My shots were not that great, blue marlin throw out so much water when skating along the surface you generally have a lot of white water with a bill sticking out front. On the other hand black marlin make high graceful leaps and are much more photogenic. The big blue did another series of jumps and was at the leader after 45 minutes as mate Levin got us on the board with a technical release. I wanted to deploy a satellite tag on this marlin so Jason worked it for another hour before we got her back up and the tag was placed perfectly in her back. She was the biggest blue marlin I have seen caught at Tropic Star which we estimated around 650#. On release she rolled upright and swam off strongly. A good week had just become a GREAT week.

Out went our two remaining live baits. We had not finished a celebratory Panama beer when Levin calls out sharply as another marlin strikes the right rigger bait and Andi is hooked up. He makes short work of this 300# blue and brought it back to the boat after more wild jumps on a placid ocean. The electronic tag went in and the marlin swam off strongly. By 11.30 we were in the lead with two marlin. Several other boats had caught and released marlin, and by the end of the day, 6 marlin and a couple of sails were scored by teams from Canada and Guyana. On the way back in we found a Ridley turtle tangled in fishing rope and buoys and lifted him into the boat to cut all the rope off and set it free. One happy turtle later… it was high fives all around.

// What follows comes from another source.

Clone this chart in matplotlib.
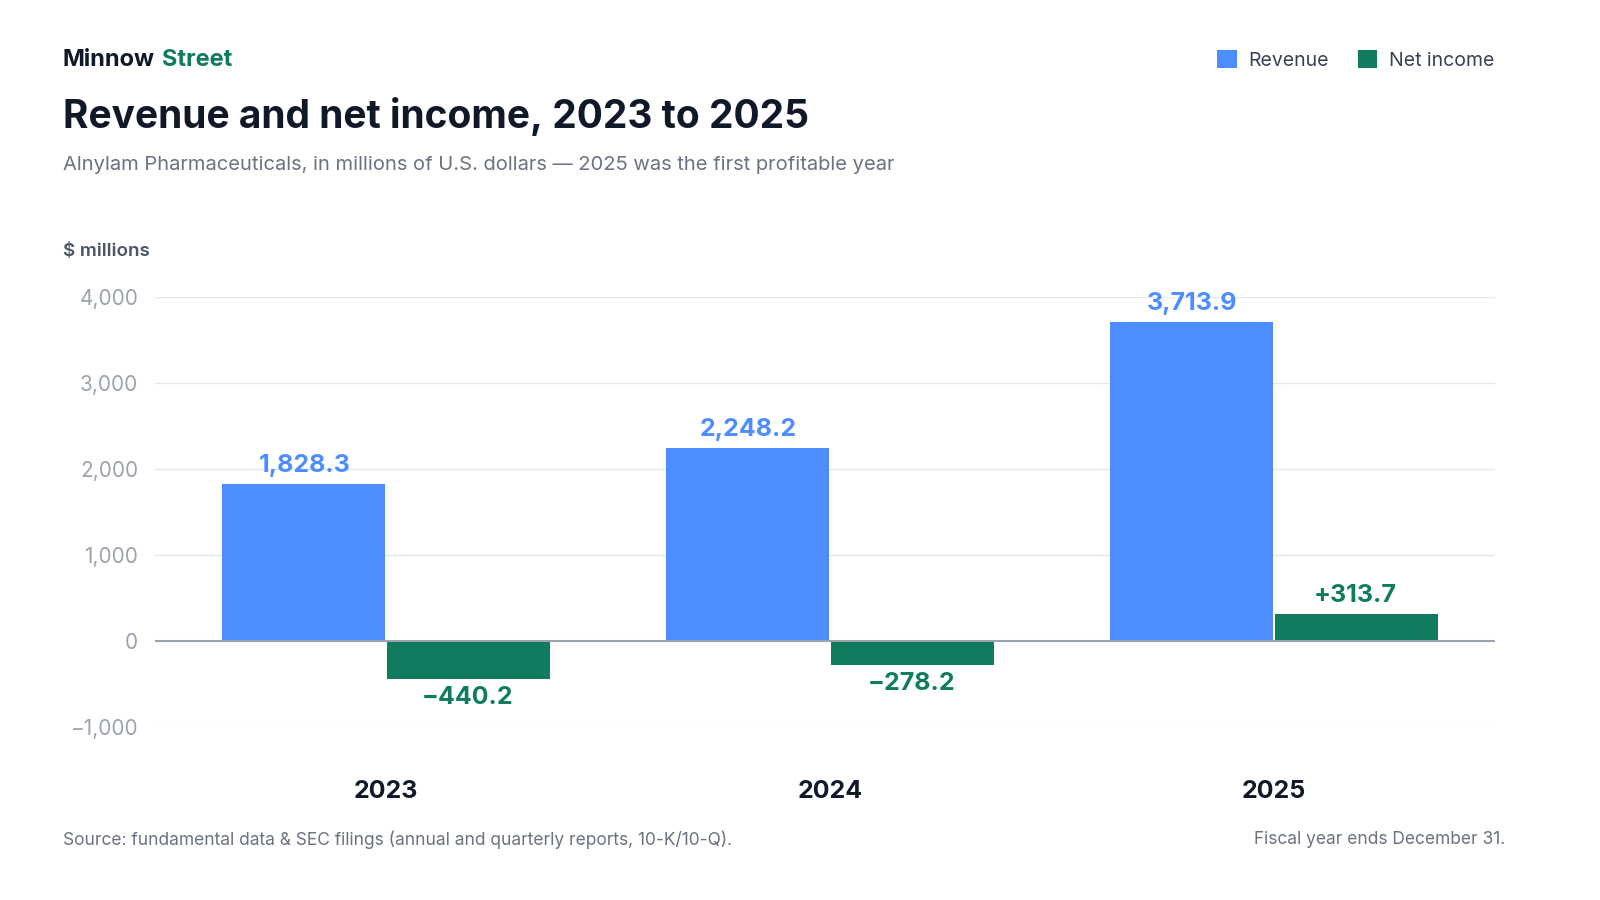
import numpy as np
import matplotlib
matplotlib.use("Agg")
import matplotlib.pyplot as plt

plt.rcParams['font.family'] = ['Inter', 'DejaVu Sans']

years = ["2023", "2024", "2025"]
revenue = [1828.3, 2248.2, 3713.9]
net_income = [-440.2, -278.2, 313.7]
yticks = [-1000, 0, 1000, 2000, 3000, 4000]

BLUE = "#4c8dff"
GREEN = "#0f7b5f"
DARK = "#111827"
GRAY = "#6b7280"
TICK = "#9ca3af"

fig = plt.figure(figsize=(16, 9), dpi=100)
ax = fig.add_axes([155/1600, 1-727/900, 1340/1600, 430/900])

x = np.arange(len(years))
w = 0.367
ax.bar(x - w/2 - 0.002, revenue, w, color=BLUE, label="Revenue", zorder=3)
ax.bar(x + w/2 + 0.002, net_income, w, color=GREEN, label="Net income", zorder=3)

for i in range(len(years)):
    ax.text(x[i] - w/2, revenue[i] + 80, f"{revenue[i]:,.1f}", ha="center", va="bottom",
            color=BLUE, fontsize=18, fontweight="bold")
    v = net_income[i]
    if v < 0:
        ax.text(x[i] + w/2, v - 80, f"\u2212{abs(v):,.1f}", ha="center", va="top",
                color=GREEN, fontsize=18, fontweight="bold")
    else:
        ax.text(x[i] + w/2, v + 80, f"+{v:,.1f}", ha="center", va="bottom",
                color=GREEN, fontsize=18, fontweight="bold")

ax.set_xlim(-0.52, 2.498)
ax.set_ylim(-1000, 4000)
ax.set_yticks(yticks)
ax.set_yticklabels([f"{t:,}".replace("-", "\u2212") for t in yticks], color=TICK, fontsize=15)
ax.set_xticks(x)
ax.set_xticklabels(years, fontsize=18, fontweight="bold", color=DARK)
ax.tick_params(axis="x", length=0, pad=38)
ax.tick_params(axis="y", length=0, pad=12)
ax.grid(axis="y", color="#e5e7eb", linewidth=1, zorder=0)
ax.axhline(0, color="#9ca3af", linewidth=1.5, zorder=4)
for s in ax.spines.values():
    s.set_visible(False)

fig.text(63/1600, 1-60/900, "Minnow", fontsize=17, fontweight="bold", color=DARK, va="center")
fig.text(162/1600, 1-60/900, "Street", fontsize=17, fontweight="bold", color=GREEN, va="center")
fig.text(63/1600, 1-116/900, "Revenue and net income, 2023 to 2025", fontsize=28,
         fontweight="bold", color=DARK, va="center")
fig.text(63/1600, 1-165/900,
         "Alnylam Pharmaceuticals, in millions of U.S. dollars \u2014 2025 was the first profitable year",
         fontsize=14.5, color=GRAY, va="center")
fig.text(63/1600, 1-252/900, "$ millions", fontsize=13.5, color="#4b5563", fontweight="semibold", va="center")
fig.text(63/1600, 1-840/900,
         "Source: fundamental data & SEC filings (annual and quarterly reports, 10-K/10-Q).",
         fontsize=12.5, color=GRAY, va="center")
fig.text(1505/1600, 1-840/900, "Fiscal year ends December 31.", fontsize=12.5,
         color=GRAY, va="center", ha="right")

leg = fig.legend(loc="center right", bbox_to_anchor=(1512/1600, 1-60/900), ncol=2, frameon=False,
                 fontsize=14, handlelength=1.0, handleheight=1.0, columnspacing=1.5, handletextpad=0.6)
for t in leg.get_texts():
    t.set_color("#374151")

fig.savefig("out.png", dpi=100, facecolor="white")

Only one of Cayman’s other teams the “Cayman Brac Down” with anglers Alistair Walters, Sebastian Guilbard and Stuart Sybersma (who were reigning champions) scored with a sailfish and some big tuna and dorado. “Cayman Hard Buoys” (Derrin Ebanks, Tony Berkman and Troy Burke) hard some bad luck losing a black marlin and a handful of sails on day 1. They then lost a blue but scored with a sailfish on day 2 and also got amongst the tuna and big dorado.

George and I had to head back to the USA the following day for appearance commitments so Andi and Jason carried the Cayman flag…and carried it high. Their boat draw was the “Tropic Star” with captain Jacob Panzeo and mate Enot Mecha. I was sitting in the departure lounge at Tocumen waiting to board my flight when I got a BBM from Eleanor that Jason had caught another blue marlin. Tremendous! It was going to be close though as the Guyanese team also caught a blue and a couple of sailfish so were right behind on points. Time ran out at 3 p.m. and the final scores were Cayman Islands “Los Bamofos” 900 points, Guyana 800 points, and Canada “Bush rats” got 600 points.

In consecutive years a team from the Cayman Islands has won this prestigious event and will be represent the Cayman Islands in the International Tournament of Champions in Cabo San Lucas, Mexico next November.